The changes, proposed by the city's Community Development Department, are part of a massive update to the city's Unified Land Development Code that the council has approved in phases over the course of the year.
Previous changes to the code beefed up the city's tree ordinances and changed the sign codes and the rules for temporary outdoor events. But the more recent changes, which will be considered Tuesday, are reminiscent of recent events.
Jails may be recategorized
According to the code, a building meant for public use is any structure owned and/or operated by the federal, state or local government, such as a post office, park, public health facility, library and police or fire station.
Buildings designated for public use are allowed in any area of the city, according to the code. But under the new proposal, jails are moved out of the "public use" building category and into a separate category. In the proposed changes, jails are only allowed with a special permit in areas zoned for general business and for light or heavy industry.
The proposed change comes only months after Hall County officials leased the old detention center on Main Street to Corrections Corporation of America, a private jail operator that houses federal immigration detainees.
The decision reignited tension between Gainesville and county officials, who have oscillated between agreeing and disagreeing on the future for the site of the old Hall County Jail, which sits in the middle of an area the city has designated for redevelopment.
In late 2007, the city announced plans to purchase the old jail for $4 million. The original agreement called for the city to pay for the jail over two fiscal years and allowed the county to lease the jail to a private jail management firm like CCA for seven years. The deal would have generated approximately $18 million for the county and guaranteed Gainesville officials eventual control of the property.
But the contract that would have secured that purchase was never signed, and the city later spent the money intended for the jail on property acquisition for its future Public Safety facility and Fire Station No. 1.
When the county announced a 20-year lease agreement with CCA in late 2008 that would net the county $2 million a year, city officials balked.
The two governments publicly disagreed on why the county never sold the jail to the city, but public discussions between the two were sparse.
At one point, the city halted renovations for the private facility, stating that the city's zoning code did not allow for a privately run jail in the redevelopment district. The county fought back and threatened to take over permitting and inspections of the building until CCA completed renovations.
The city eventually relented, and the renovated facility reopened two months ago as the North Georgia Detention Center.
Group homes may require license
The proposed changes to the city's code also extend regulations that were once relegated to rooming house to now include group homes.
The changes would require anyone who operates such a group home to obtain a business license within 120 days of the effective date of the changes.

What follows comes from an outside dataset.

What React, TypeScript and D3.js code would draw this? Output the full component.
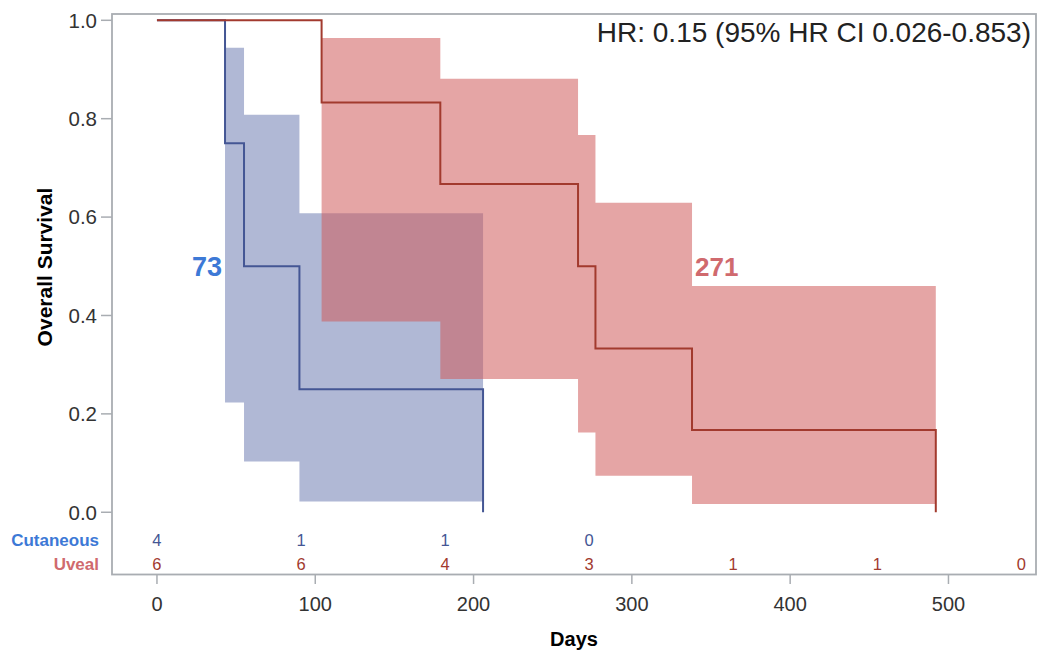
import React, { useRef, useEffect } from "react";
import * as d3 from "d3";

// Kaplan-Meier steps (days, survival)
const cutaneousTimes = [0, 43, 55, 90, 206];
const cutaneousSurvival = [1, 0.75, 0.5, 0.25, 0];
const cutaneousCiTimes = [43, 55, 90, 206];
const cutaneousUpper = [0.944, 0.808, 0.608];
const cutaneousLower = [0.223, 0.103, 0.022];

const uvealTimes = [0, 104, 179, 266, 277, 338, 492];
const uvealSurvival = [1, 0.833, 0.667, 0.5, 0.333, 0.167, 0];
const uvealCiTimes = [104, 179, 266, 277, 338, 492];
const uvealUpper = [0.964, 0.881, 0.767, 0.629, 0.46];
const uvealLower = [0.388, 0.271, 0.162, 0.074, 0.017];

// numbers at risk
const riskTimes = [0, 91, 182, 273, 364, 455, 546];
const cutaneousAtRisk = [4, 1, 1, 0];
const uvealAtRisk = [6, 6, 4, 3, 1, 1, 0];

const xTicks = [0, 100, 200, 300, 400, 500];
const yTicks = [0, 0.2, 0.4, 0.6, 0.8, 1.0];
const medianLabels = ["73", "271"];
const hrLabel = "HR: 0.15 (95% HR CI 0.026-0.853)";

const width = 1040;
const height = 657;
const font = "'Liberation Sans', Arial, Helvetica, sans-serif";

const blueLine = "#445694";
const redLine = "#A23A2E";
const blueFill = "#6F7EB3";
const redFill = "#D05B5B";
const blueLabel = "#3D79D6";
const redLabel = "#D06A6E";
const frameColor = "#A9ADB2";

const KaplanMeier = () => {
  const ref = useRef<SVGSVGElement>(null);

  useEffect(() => {
    const svg = d3.select(ref.current);
    svg.selectAll("*").remove();

    const x = d3.scaleLinear().domain([-28.4, 555.3]).range([112, 1036]);
    const y = d3.scaleLinear().domain([-0.1265, 1.0128]).range([574.5, 14]);

    function bandData(times: number[], upper: number[], lower: number[]) {
      return times.map((t, i) => {
        const k = Math.min(i, upper.length - 1);
        return { t, hi: upper[k], lo: lower[k] };
      });
    }

    const area = d3
      .area<{ t: number; hi: number; lo: number }>()
      .curve(d3.curveStepAfter)
      .x((d) => x(d.t))
      .y0((d) => y(d.lo))
      .y1((d) => y(d.hi));

    const line = d3
      .line<[number, number]>()
      .curve(d3.curveStepAfter)
      .x((d) => x(d[0]))
      .y((d) => y(d[1]));

    svg
      .append("path")
      .attr("d", area(bandData(cutaneousCiTimes, cutaneousUpper, cutaneousLower)))
      .attr("fill", blueFill)
      .attr("fill-opacity", 0.55);

    svg
      .append("path")
      .attr("d", area(bandData(uvealCiTimes, uvealUpper, uvealLower)))
      .attr("fill", redFill)
      .attr("fill-opacity", 0.55);

    svg
      .append("path")
      .attr("d", line(cutaneousTimes.map((t, i) => [t, cutaneousSurvival[i]])))
      .attr("fill", "none")
      .attr("stroke", blueLine)
      .attr("stroke-width", 2);

    svg
      .append("path")
      .attr("d", line(uvealTimes.map((t, i) => [t, uvealSurvival[i]])))
      .attr("fill", "none")
      .attr("stroke", redLine)
      .attr("stroke-width", 2);

    // frame
    svg
      .append("rect")
      .attr("x", 112)
      .attr("y", 14)
      .attr("width", 924)
      .attr("height", 560.5)
      .attr("fill", "none")
      .attr("stroke", frameColor)
      .attr("stroke-width", 1.8);

    // y axis
    const yAxis = svg.append("g").attr("font-family", font);
    yTicks.forEach((v) => {
      yAxis
        .append("line")
        .attr("x1", 101)
        .attr("x2", 112)
        .attr("y1", y(v))
        .attr("y2", y(v))
        .attr("stroke", frameColor)
        .attr("stroke-width", 1.5);
      yAxis
        .append("text")
        .attr("x", 97)
        .attr("y", y(v))
        .attr("dy", "0.36em")
        .attr("text-anchor", "end")
        .attr("font-size", 20.5)
        .attr("fill", "#333")
        .text(d3.format(".1f")(v));
    });

    // x axis
    const xAxis = svg.append("g").attr("font-family", font);
    xTicks.forEach((v) => {
      xAxis
        .append("line")
        .attr("x1", x(v))
        .attr("x2", x(v))
        .attr("y1", 574.5)
        .attr("y2", 584)
        .attr("stroke", frameColor)
        .attr("stroke-width", 1.5);
      xAxis
        .append("text")
        .attr("x", x(v))
        .attr("y", 611)
        .attr("text-anchor", "middle")
        .attr("font-size", 20)
        .attr("fill", "#333")
        .text(v);
    });

    svg
      .append("text")
      .attr("x", 574)
      .attr("y", 646)
      .attr("text-anchor", "middle")
      .attr("font-family", font)
      .attr("font-weight", "bold")
      .attr("font-size", 20)
      .attr("fill", "#000")
      .text("Days");

    svg
      .append("text")
      .attr("transform", "translate(52,267) rotate(-90)")
      .attr("text-anchor", "middle")
      .attr("font-family", font)
      .attr("font-weight", "bold")
      .attr("font-size", 21)
      .attr("fill", "#000")
      .text("Overall Survival");

    // at-risk table
    const risk = svg.append("g").attr("font-family", font);
    risk
      .append("text")
      .attr("x", 99)
      .attr("y", 545.5)
      .attr("text-anchor", "end")
      .attr("font-weight", "bold")
      .attr("font-size", 17)
      .attr("fill", blueLabel)
      .text("Cutaneous");
    risk
      .append("text")
      .attr("x", 99)
      .attr("y", 570)
      .attr("text-anchor", "end")
      .attr("font-weight", "bold")
      .attr("font-size", 17)
      .attr("fill", redLabel)
      .text("Uveal");
    cutaneousAtRisk.forEach((n, i) => {
      risk
        .append("text")
        .attr("x", x(riskTimes[i]))
        .attr("y", 545.5)
        .attr("text-anchor", "middle")
        .attr("font-size", 16.5)
        .attr("fill", blueLine)
        .text(n);
    });
    uvealAtRisk.forEach((n, i) => {
      risk
        .append("text")
        .attr("x", x(riskTimes[i]))
        .attr("y", 570)
        .attr("text-anchor", "middle")
        .attr("font-size", 16.5)
        .attr("fill", redLine)
        .text(n);
    });

    // median labels
    svg
      .append("text")
      .attr("x", x(cutaneousTimes[1]) - 3)
      .attr("y", y(0.5) + 10)
      .attr("text-anchor", "end")
      .attr("font-family", font)
      .attr("font-weight", "bold")
      .attr("font-size", 27)
      .attr("fill", blueLabel)
      .text(medianLabels[0]);
    svg
      .append("text")
      .attr("x", x(uvealTimes[5]) + 3)
      .attr("y", y(0.5) + 10)
      .attr("text-anchor", "start")
      .attr("font-family", font)
      .attr("font-weight", "bold")
      .attr("font-size", 26)
      .attr("fill", redLabel)
      .text(medianLabels[1]);

    svg
      .append("text")
      .attr("x", 1031)
      .attr("y", 42)
      .attr("text-anchor", "end")
      .attr("font-family", font)
      .attr("font-size", 28)
      .attr("fill", "#222")
      .text(hrLabel);
  }, []);

  return <svg ref={ref} width={width} height={height} />;
};

export default function App() {
  return (
    <div style={{ position: "absolute", left: 0, top: 0, background: "#fff" }}>
      <KaplanMeier />
    </div>
  );
}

Among a number of regulations that limit occupancy and establish facility requirements for designated group homes, the new rules would also require a group home operator to designate a person who could be contacted 24 hours a day, seven days a week. The city would then be able to give that contact information to any neighbors who contact the city with complaints about the group home, according to the proposed code changes.
Small home projects may require permit
If approved, the changes to the city's land development code would require residents and developers to acquire a minor land development permit for small projects that "would otherwise not require a land development permit," according to the proposed changes.

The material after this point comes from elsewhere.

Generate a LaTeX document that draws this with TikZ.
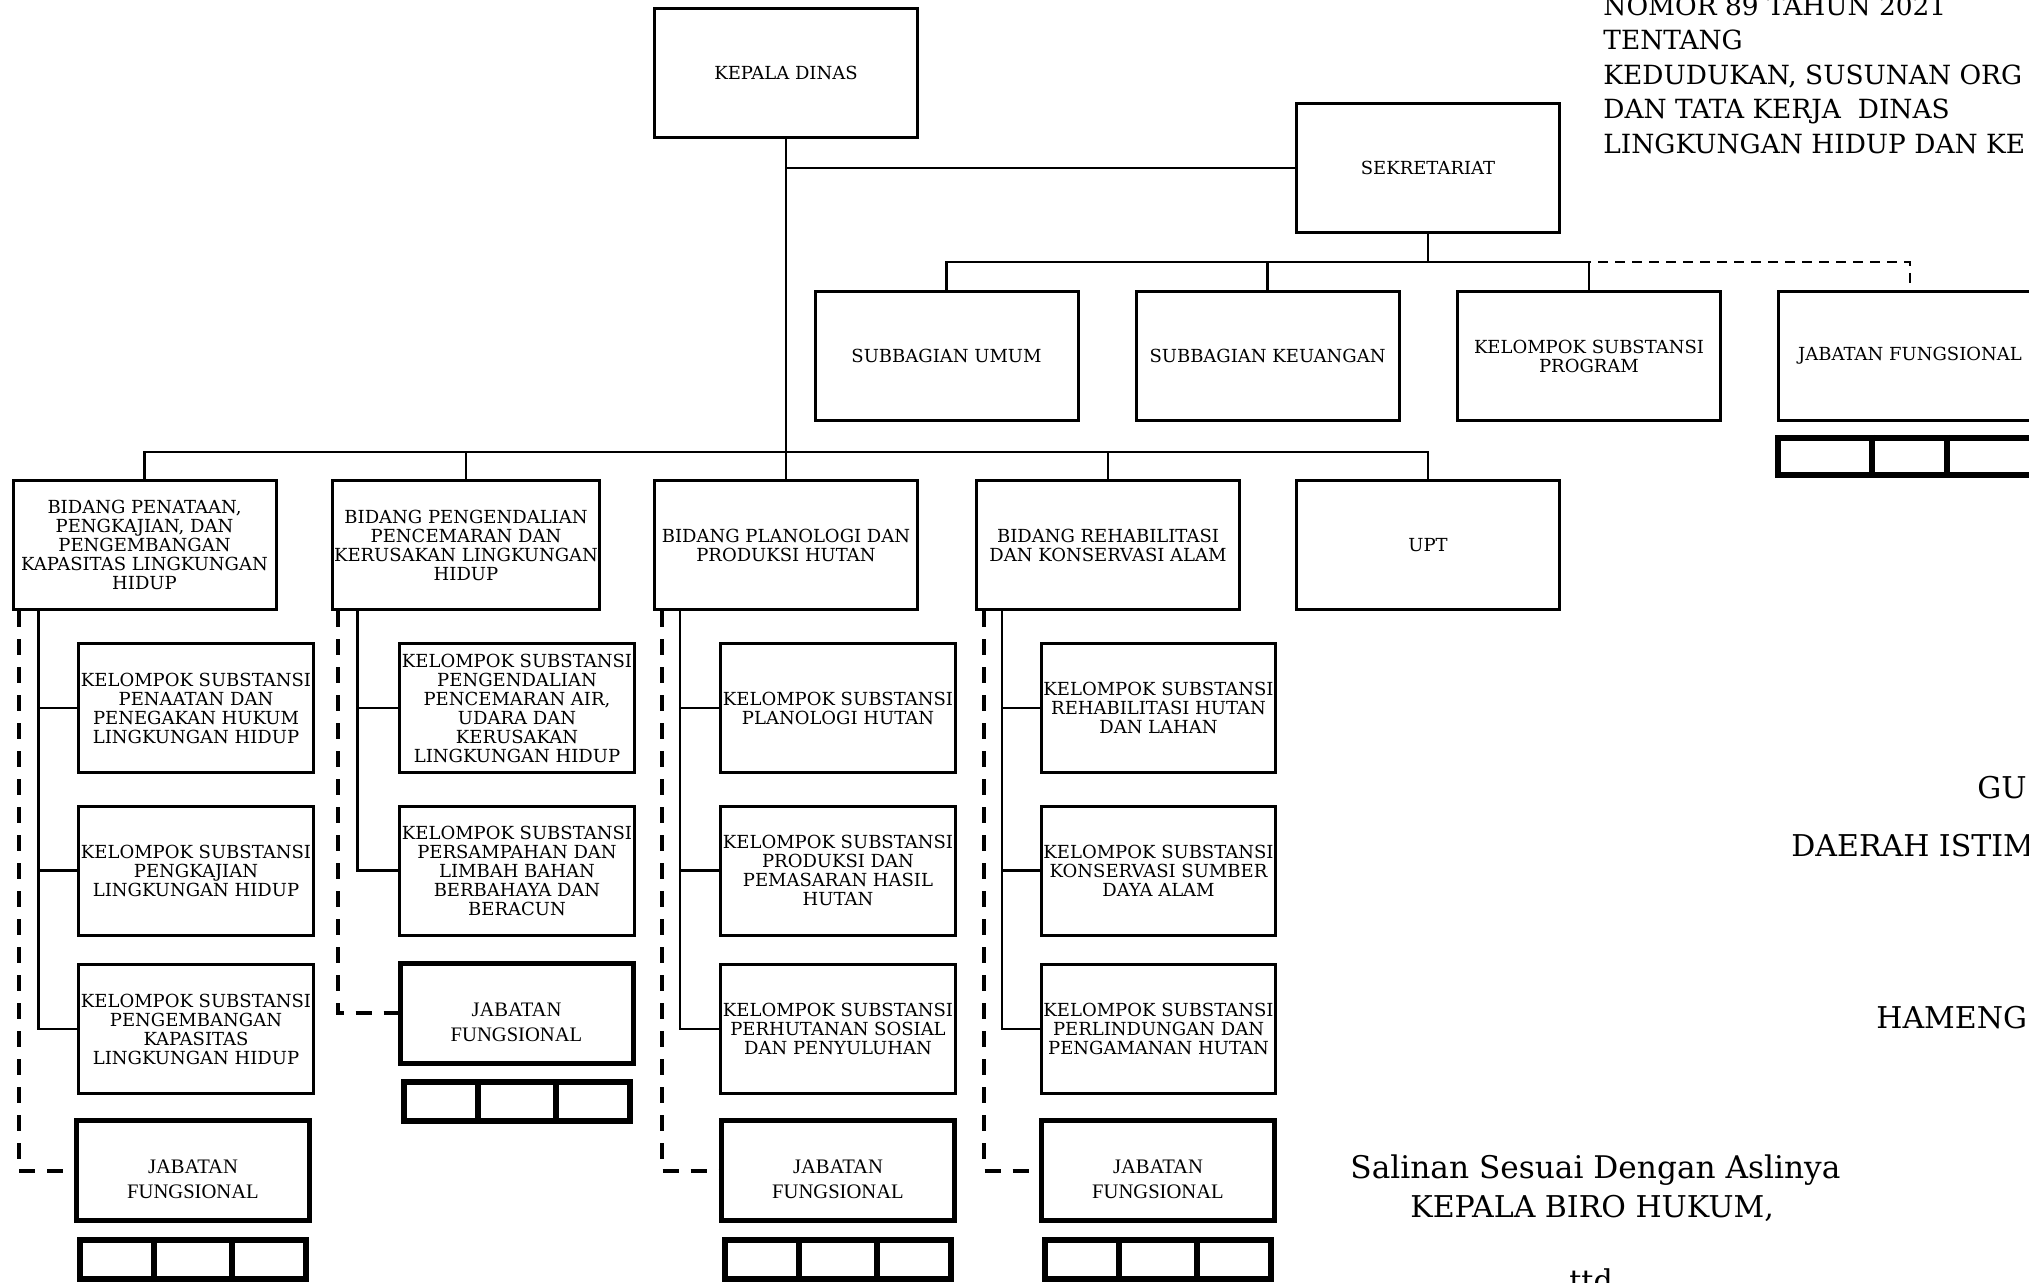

Owners of multi-family and nonresidential properties would have to acquire a permit for projects such as minor tree removal, landscaping, small driveway installations and small building additions.

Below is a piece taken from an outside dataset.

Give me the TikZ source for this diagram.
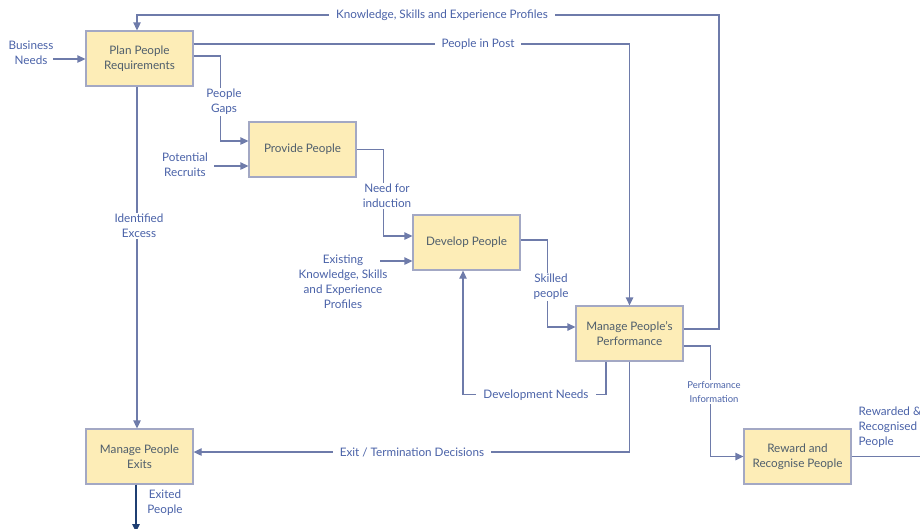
\documentclass[tikz,border=0pt]{standalone}
\usepackage{fontspec}
\setmainfont{Lato}
\usetikzlibrary{arrows.meta}
\usetikzlibrary{calc}

\definecolor{boxfill}{HTML}{FDEDB7}
\definecolor{boxline}{HTML}{A3A8C4}
\definecolor{flowline}{HTML}{6E7BAA}
\definecolor{boxtext}{HTML}{4F5E6C}
\definecolor{lbltext}{HTML}{4A62A8}
\definecolor{darkflow}{HTML}{1F3F72}

\begin{document}
\begin{tikzpicture}[x=1pt, y=-1pt,
  every node/.style={font=\fontsize{11.7}{15}\selectfont},
  proc/.style={rectangle, draw=boxline, fill=boxfill, line width=1.3pt,
    minimum width=107pt, minimum height=55pt, align=center, text=boxtext},
  lbl/.style={fill=white, inner xsep=7pt, inner ysep=1.5pt, align=center, text=lbltext},
  flow/.style={draw=flowline, line width=1.3pt, -{Triangle[length=8pt,width=7.5pt]}},
  plain/.style={draw=flowline, line width=1.3pt}]

\useasboundingbox (0,0) rectangle (920,528);
\clip (0,0) rectangle (920,528);

\node[proc] (plan) at (139.5,58.5) {Plan People\\Requirements};
\node[proc] (provide) at (302.5,149.5) {Provide People};
\node[proc] (develop) at (466.5,242.5) {Develop People};
\node[proc] (perf) at (629.5,333.5) {Manage People’s\\Performance};
\node[proc] (exits) at (139.5,456.5) {Manage People\\Exits};
\node[proc] (reward) at (797.5,456.5) {Reward and\\Recognise People};

\coordinate (bizA) at (53,59);
\coordinate (recA) at (214,166);
\coordinate (existA) at (380,261);
\coordinate (kspC) at (719,15);
\coordinate (rwdEnd) at (920,456.5);
\coordinate (exitEnd) at (136,532);

% inputs
\draw[flow] (bizA) -- (bizA -| plan.west);
\draw[flow] (recA) -- (recA -| provide.west);
\draw[flow] (existA) -- (existA -| develop.west);

% flows between boxes
\draw[flow] ([yshift=4.5pt]perf.east) -| (kspC) -| ([xshift=-2.5pt]plan.north);
\draw[flow] ([yshift=14.5pt]plan.east) -| (perf.north);
\draw[flow] ([yshift=2.5pt]plan.east) -- ++(27,0) |- ([yshift=8.5pt]provide.west);
\draw[flow] (provide.east) -- ++(27,0) |- ([yshift=6.5pt]develop.west);
\draw[flow] ([yshift=2.5pt]develop.east) -- ++(27,0) |- ([yshift=6.5pt]perf.west);
\draw[flow] ([xshift=-23.5pt]perf.south) -- ++(0,33) -| ([xshift=-3.5pt]develop.south);
\draw[flow] ([xshift=-2.5pt]plan.south) -- ([xshift=-2.5pt]exits.north);
\draw[flow] (perf.south) |- ([yshift=4.5pt]exits.east);
\draw[flow] ([yshift=-12.5pt]perf.east) -- ++(27,0) |- (reward.west);
\draw[plain] (reward.east) -- (rwdEnd);
\draw[flow, draw=darkflow, fill=darkflow] (exits.south -| exitEnd) -- (exitEnd);

% labels
\node[lbl, fill=none] (bizLbl) at (31,53) {Business\\Needs};
\node[lbl, fill=none] (recLbl) at (185,165) {Potential\\Recruits};
\node[lbl, fill=none] (existLbl) at (343,282) {Existing\\Knowledge, Skills\\and Experience\\Profiles};
\node[lbl] (kspLbl) at (442,15) {Knowledge, Skills and Experience Profiles};
\node[lbl] (postLbl) at (478,44) {People in Post};
\node[lbl] (gapsLbl) at (224,102) {People\\Gaps};
\node[lbl] (indLbl) at (387,196) {Need for\\induction};
\node[lbl] (skillLbl) at (551,287) {Skilled\\people};
\node[lbl] (devLbl) at (536,395) {Development Needs};
\node[lbl] (excessLbl) at (139,226) {Identified\\Excess};
\node[lbl] (termLbl) at (412,452) {Exit / Termination Decisions};
\node[lbl, font=\fontsize{9.5}{14}\selectfont] (perfLbl) at (714,392) {Performance\\Information};
\node[lbl, fill=none, anchor=west, align=left, inner xsep=1.5pt] (rwdLbl) at (857,427) {Rewarded \&\\Recognised\\People};
\node[lbl, fill=none] (exitLbl) at (165,503) {Exited\\People};

\end{tikzpicture}
\end{document}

Owners of single-family residential properties would have to obtain permits for construction of parking areas, patios and walkways and retaining wall additions, according to the proposed changes.
The changes would require anyone performing such work to submit a site plan and a copy of the recorded plat of the property to the Community Development Department for review.
The permit would require a fee, but the proposed code changes state that regular maintenance such as gardening would be exempt from the requirements.
The Gainesville City Council will vote on these proposed changes, among others, for the first time at its meeting at 5:30 p.m. Tuesday at the Georgia Mountains Center. The changes will require two votes of approval, and will go into effect immediately after the final vote.